EUROPEAN COMMISSION REJECTS SEAL TRADE BAN
01.27.07 - Leído 146 veces. Enviar esta notaHelena Spongenberg
The European Commission has turned down an appeal by MEPs to ban seal products across the EU, saying the species is not endangered
BRUSSELS, Belgium; January 26, 2007.- In response to the parliament, the EU executive said that a 1983 EU directive prohibiting the importation of skins of certain young seal pups and related products “provides adequate response” to the parliament’s concerns.
A majority of MEPs voted in September last year in favour of a request for the commission to “immediately draft a regulation to ban the import, export and sale” of seal products in protest against what they call the inhuman and barbaric killing methods of baby seals for their skin only, especially in Canada.
The MEPs suggested that traditional Inuit seal hunting, which only accounts for 3 percent of the current hunt, should be not be covered.
“It is enormously disappointing that the commission seems to have ruled out a ban on seal products at this time, ignoring the parliament’s demands,” said UK green MEP Caroline Lucas in a statement on Friday (26 January).
She added that some EU member states either already have or are considering banning the trade of seal products while the commission itself proposed a ban on cat and dog fur across the 27-nation bloc.
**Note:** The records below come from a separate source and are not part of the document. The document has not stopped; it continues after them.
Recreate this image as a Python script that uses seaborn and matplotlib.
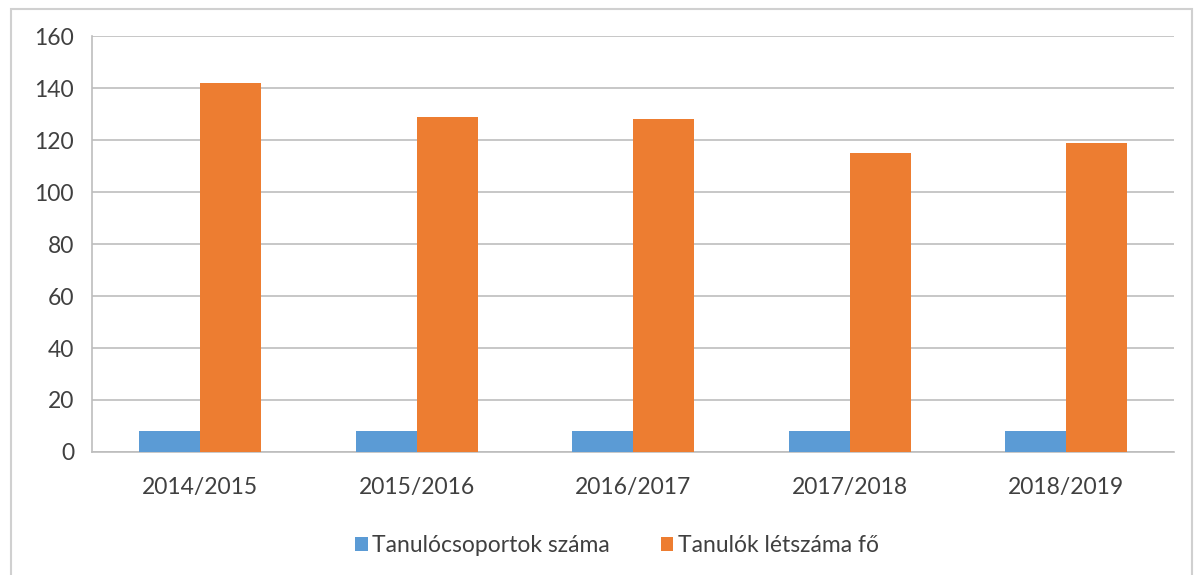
import pandas as pd
import seaborn as sns
import matplotlib.pyplot as plt
from matplotlib.patches import Rectangle

years = ["2014/2015", "2015/2016", "2016/2017", "2017/2018", "2018/2019"]
groups = [8, 8, 8, 8, 8]
students = [142, 129, 128, 115, 119]
series_names = ["Tanulócsoportok száma", "Tanulók létszáma fő"]

df = pd.DataFrame({
    "year": years * 2,
    "value": groups + students,
    "series": [series_names[0]] * len(years) + [series_names[1]] * len(years),
})

sns.set_style("white")
plt.rcParams["font.family"] = ["Lato", "DejaVu Sans"]

fig = plt.figure(figsize=(11.96, 5.75), dpi=100)
ax = fig.add_axes([0.077, 0.214, 0.905, 0.723])

sns.barplot(data=df, x="year", y="value", hue="series",
            palette=["#5B9BD5", "#ED7D31"], width=0.565, saturation=1,
            linewidth=0, ax=ax, zorder=3)

ax.set_ylim(0, 160)
ax.set_yticks(range(0, 161, 20))
ax.set_xlim(-0.5, len(years) - 0.5)
ax.yaxis.grid(True, color="#BDBDBD", linewidth=1.2, zorder=0)
ax.set_axisbelow(True)
ax.set_xlabel("")
ax.set_ylabel("")
for s in ["top", "right"]:
    ax.spines[s].set_visible(False)
ax.spines["left"].set_color("#BDBDBD")
ax.spines["bottom"].set_color("#BDBDBD")
ax.spines["left"].set_linewidth(1.2)
ax.spines["bottom"].set_linewidth(1.2)

ax.tick_params(axis="y", length=7, color="#BDBDBD", labelsize=16.5,
               labelcolor="#404040", pad=6)
ax.tick_params(axis="x", length=0, labelsize=16.5, labelcolor="#404040", pad=18)
ax.set_xticks(range(len(years)), years)
ax.set_xticks([i + 0.5 for i in range(len(years) - 1)], minor=True)
ax.tick_params(axis="x", which="minor", length=6, color="#BDBDBD", width=1.2)

ax.legend(loc="upper center", bbox_to_anchor=(0.485, -0.15), ncol=2,
          frameon=False, fontsize=16.5, handlelength=0.55, handleheight=0.55,
          handletextpad=0.2, columnspacing=2.2, labelcolor="#404040")

fig.patches.append(Rectangle((0.009, -0.1), 0.988, 1.085, transform=fig.transFigure,
                             fill=False, edgecolor="#D0D0D0", linewidth=1.5))

plt.savefig("out.png", dpi=100)
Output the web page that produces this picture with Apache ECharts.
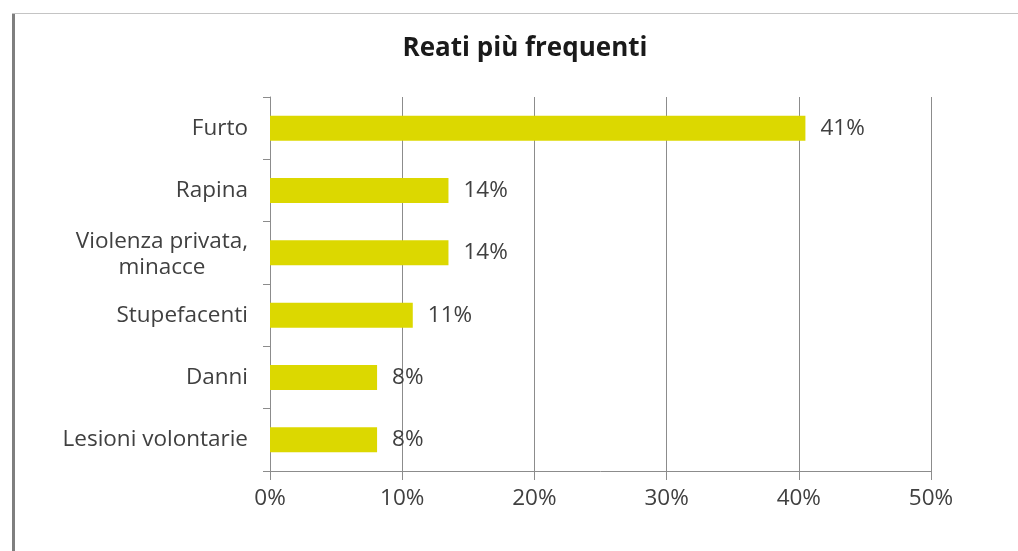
<!DOCTYPE html>
<html>
<head>
<meta charset="utf-8">
<script src="https://cdn.jsdelivr.net/npm/echarts@6/dist/echarts.min.js"></script>
<style>
  html, body { margin: 0; padding: 0; background: #fff; }
  #main { width: 1018px; height: 551px; }
</style>
</head>
<body>
<div id="main"></div>
<script>
const categories = ['Furto', 'Rapina', 'Violenza privata,\nminacce', 'Stupefacenti', 'Danni', 'Lesioni volontarie'];
const values = [40.5, 13.5, 13.5, 10.8, 8.1, 8.1];
const ticks = { min: 0, max: 50, interval: 10 };

const chartDom = document.getElementById('main');
const myChart = echarts.init(chartDom);
const font = '"Open Sans", sans-serif';
const textColor = '#404040';
const lineColor = '#8c8c8c';
const fs = 22.5;

const option = {
    animation: false,
    title: {
        text: 'Reati più frequenti',
        left: 520,
        top: 31,
        textAlign: 'center',
        textStyle: {
            fontFamily: font,
            fontWeight: 'bold',
            fontSize: 26,
            color: '#1a1a1a'
        }
    },
    graphic: [
        { type: 'rect', shape: { x: 12, y: 13, width: 3, height: 540 }, style: { fill: '#7f7f7f' } },
        { type: 'rect', shape: { x: 12, y: 13, width: 1010, height: 1 }, style: { fill: '#c4c4c4' } }
    ],
    grid: { left: 270, right: 87, top: 97, bottom: 80 },
    xAxis: {
        type: 'value',
        min: ticks.min,
        max: ticks.max,
        interval: ticks.interval,
        axisLine: { show: true, lineStyle: { color: lineColor } },
        axisTick: { show: true, length: 9, lineStyle: { color: lineColor } },
        splitLine: { show: true, lineStyle: { color: lineColor } },
        axisLabel: {
            formatter: '{value}%',
            margin: 16,
            fontFamily: font,
            fontSize: fs,
            color: textColor
        }
    },
    yAxis: {
        type: 'category',
        inverse: true,
        data: categories,
        axisLine: { show: true, lineStyle: { color: lineColor } },
        axisTick: { show: true, length: 7, alignWithLabel: false, lineStyle: { color: lineColor } },
        axisLabel: {
            margin: 22,
            fontFamily: font,
            fontSize: fs,
            color: textColor,
            lineHeight: 26,
            formatter: function (v) {
                if (v.indexOf('\n') < 0) return v;
                return v.split('\n').map(function (s) { return '{c|' + s + '}'; }).join('\n');
            },
            rich: {
                c: { width: 172, align: 'center', fontFamily: font, fontSize: fs, color: textColor, lineHeight: 26, padding: [3, 0, 0, 0] }
            }
        }
    },
    series: [{
        type: 'bar',
        data: values,
        barWidth: 25,
        itemStyle: { color: '#dcd800' },
        label: {
            show: true,
            position: 'right',
            distance: 15,
            formatter: function (p) { return Math.round(p.value) + '%'; },
            fontFamily: font,
            fontSize: fs,
            color: textColor
        }
    }]
};

myChart.setOption(option);
</script>
</body>
</html>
Just yesterday (25 January), Belgium became the first EU country to ban trade in seal pelts – the ban is to come into force in three weeks, much to Canada’s disappointment.
Last year, Canadian fisheries minister Loyola Hearn told Belgian politicians to think about Canadian soldiers who died in Europe during the first world war before slamming the door shut on Canadian seal products, according to the Associated Press.
Swedish green MEP Carl Schlyter, who visited the annual seal hunt in Canada last year along with a delegation from animal rights NGOs said also on Friday that “commercial seal hunting is a brutal and cruel practice, targeting seal pups only a few weeks old.”
He said that an EU ban would be a “crucial step towards ending this barbaric cull.”
The commission says it will take “all necessary steps to ascertain the use of humane hunting standards for seals,” and take action if appropriate.
Italy and Luxembourg have already taken steps to ban trade in seal products, while the UK and the Netherlands are considering action.